Встречи с новобранцами вызывали невеселые мысли. Многие были из южных республик — значит, придется срочно обучать их азам русского языка. Многие до армии не держали винтовки в руках, не знали даже ее назначения. Спрашиваешь узбекского парня:
— Ты понимаешь, что такое винтовка, для чего она?
— Не задумывался, товарищ офицер.
— А ты задумайся. Когда пойдешь в бой — стреляй в фашистов. И если они пойдут на тебя, без нее тебе тоже никак не обойтись. Винтовка — это твоя защита. Ты знаешь, кто такой фашист?
Молчание.
Такие приходилось вести беседы. Многие были просто неграмотны. Некоторые, например, думали, что можно отделить часть суши и столкнуть ее в океан, что есть звери, говорящие на человеческом языке. Но я старался с первых минут их прибытия помочь призывникам почувствовать себя равными среди равных, просил ротных прикреплять к ним бывалых солдат. Нужно было научить новобранцев преодолевать танкобоязнь и справляться со страхом во время бомбежек, особенно при налетах Ю-87; обучить, как вести себя на поле боя и в обороне, как подниматься с земли в атаку, как понять и всегда помнить свою ответственность перед присягой; наконец, добиться элементарного — пониманию, где правый фланг, где левый.
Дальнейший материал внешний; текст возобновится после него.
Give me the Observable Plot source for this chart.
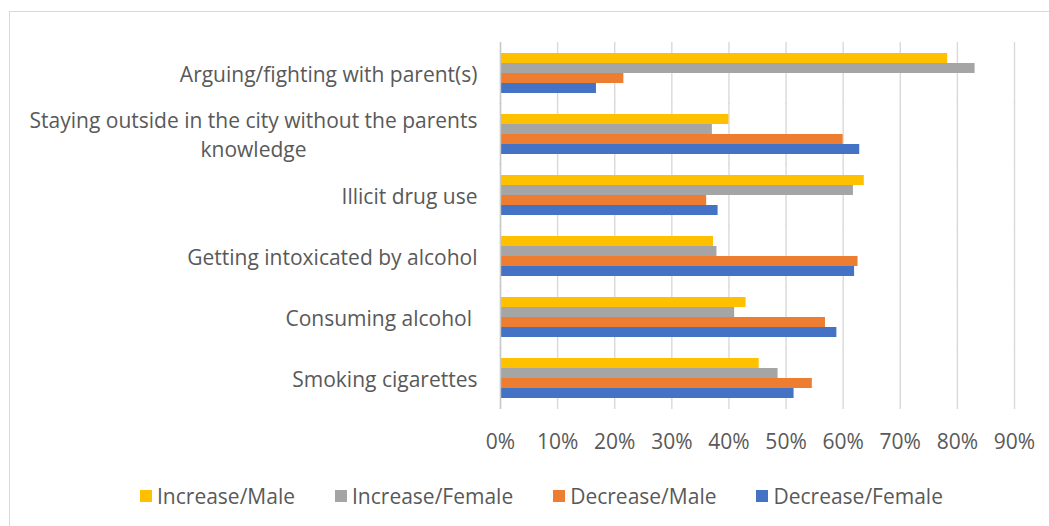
<!DOCTYPE html>
<html>
<head>
<meta charset="utf-8">
<script src="https://cdn.jsdelivr.net/npm/d3@7"></script>
<script src="https://cdn.jsdelivr.net/npm/@observablehq/plot@0.6"></script>
<style>
  html, body { margin: 0; padding: 0; background: #fff; }
  #wrap { position: relative; width: 1049px; height: 526px; overflow: hidden; font-family: "Open Sans", "Noto Sans", sans-serif; }
  #frame { position: absolute; left: 9px; top: 11px; right: -2px; bottom: -2px; border-top: 1px solid #d9d9d9; border-left: 1px solid #d9d9d9; }
  #chart { position: absolute; left: 0; top: 0; }
  #chart svg text { white-space: pre; }
  #legend { position: absolute; left: 140px; top: 484px; display: flex; gap: 40px; font-size: 21px; color: #595959; line-height: 24px; }
  .item { display: flex; align-items: center; gap: 5px; }
  .sw { width: 12px; height: 12px; display: inline-block; }
</style>
</head>
<body>
<div id="wrap">
  <div id="frame"></div>
  <div id="chart"></div>
  <div id="legend"></div>
</div>
<script>
const categories = [
  "Arguing/fighting with parent(s)",
  "Staying outside in the city without the parents knowledge",
  "Illicit drug use",
  "Getting intoxicated by alcohol",
  "Consuming alcohol ",
  "Smoking cigarettes"
];
const series = ["Increase/Male", "Increase/Female", "Decrease/Male", "Decrease/Female"];
const colors = ["#FFC000", "#A5A5A5", "#ED7D31", "#4472C4"];
const increaseMale   = [78.3, 40.0, 63.7, 37.3, 43.0, 45.3];
const increaseFemale = [83.1, 37.1, 61.8, 37.9, 41.0, 48.6];
const decreaseMale   = [21.6, 60.0, 36.1, 62.6, 56.9, 54.6];
const decreaseFemale = [16.8, 62.9, 38.1, 62.0, 58.9, 51.4];
const xTicks = [0, 0.1, 0.2, 0.3, 0.4, 0.5, 0.6, 0.7, 0.8, 0.9];
const categoryLabels = {
  "Staying outside in the city without the parents knowledge": "Staying outside in the city without the parents\nknowledge"
};

const seriesValues = [increaseMale, increaseFemale, decreaseMale, decreaseFemale];
const data = [];
categories.forEach((c, i) => {
  series.forEach((s, j) => {
    data.push({category: c, series: s, value: seriesValues[j][i] / 100});
  });
});

const chart = Plot.plot({
  width: 1049,
  height: 470,
  marginLeft: 500,
  marginRight: 35,
  marginTop: 41,
  marginBottom: 59,
  style: {fontFamily: "'Open Sans', 'Noto Sans', sans-serif", fontSize: "21px", color: "#595959", background: "transparent", overflow: "visible"},
  x: {domain: [0, 0.9], ticks: xTicks, tickFormat: d3.format(".0%")},
  y: {domain: series, padding: 0, axis: null},
  fy: {domain: categories, paddingInner: 0.308, paddingOuter: 0.1455, axis: null},
  color: {domain: series, range: colors},
  marks: [
    Plot.ruleX(xTicks, {stroke: "#d9d9d9", strokeWidth: 1.4, insetTop: -10, insetBottom: -10}),
    Plot.barX(data, {fy: "category", y: "series", x: "value", fill: "series"}),
    Plot.ruleX([0], {stroke: "#c8c8c8", strokeWidth: 1.4, insetTop: -10, insetBottom: -10}),
    Plot.axisX({anchor: "bottom", ticks: xTicks, tickFormat: d3.format(".0%"), tickSize: 0, tickPadding: 35, label: null, fill: "#595959"}),
    Plot.axisFy({anchor: "left", tickSize: 0, tickPadding: 23, label: null, lineHeight: 1.35, dy: -1, tickFormat: d => categoryLabels[d] || d, fill: "#595959"})
  ]
});
document.getElementById("chart").appendChild(chart);

// center multi-line category labels as a block (right edge kept)
d3.select(chart).selectAll("text").each(function() {
  const spans = this.querySelectorAll("tspan");
  if (spans.length > 1) {
    let w = 0;
    spans.forEach(t => { w = Math.max(w, t.getComputedTextLength()); });
    const x0 = +(spans[0].getAttribute("x") || 0);
    this.setAttribute("text-anchor", "middle");
    spans.forEach(t => t.setAttribute("x", x0 - w / 2));
  }
});

const legend = d3.select("#legend");
series.forEach((s, i) => {
  const it = legend.append("div").attr("class", "item");
  it.append("span").attr("class", "sw").style("background", colors[i]);
  it.append("span").text(s);
});
</script>
</body>
</html>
Самым тяжелым для них физически и психически были бомбежки.
— Пойми, друг, — говорили бывалые фронтовики, — если самолет летит высоко, он безвреден для тебя — хрен с ним, пусть летит дальше. А вот когда он идет на тебя вот так, под углом, да еще строчит или сбросил бомбу — тут берегись: бомба, сволочь, непременно упадет поблизости.
Бомбили нас целыми днями. Где была наша авиация? Мы ее не видели. По 30–40 немецких самолетов кружили над нами, сбрасывая свой смертоносный груз. Когда появлялись «юнкерсы», вопль новобранцев стоял ужасающий.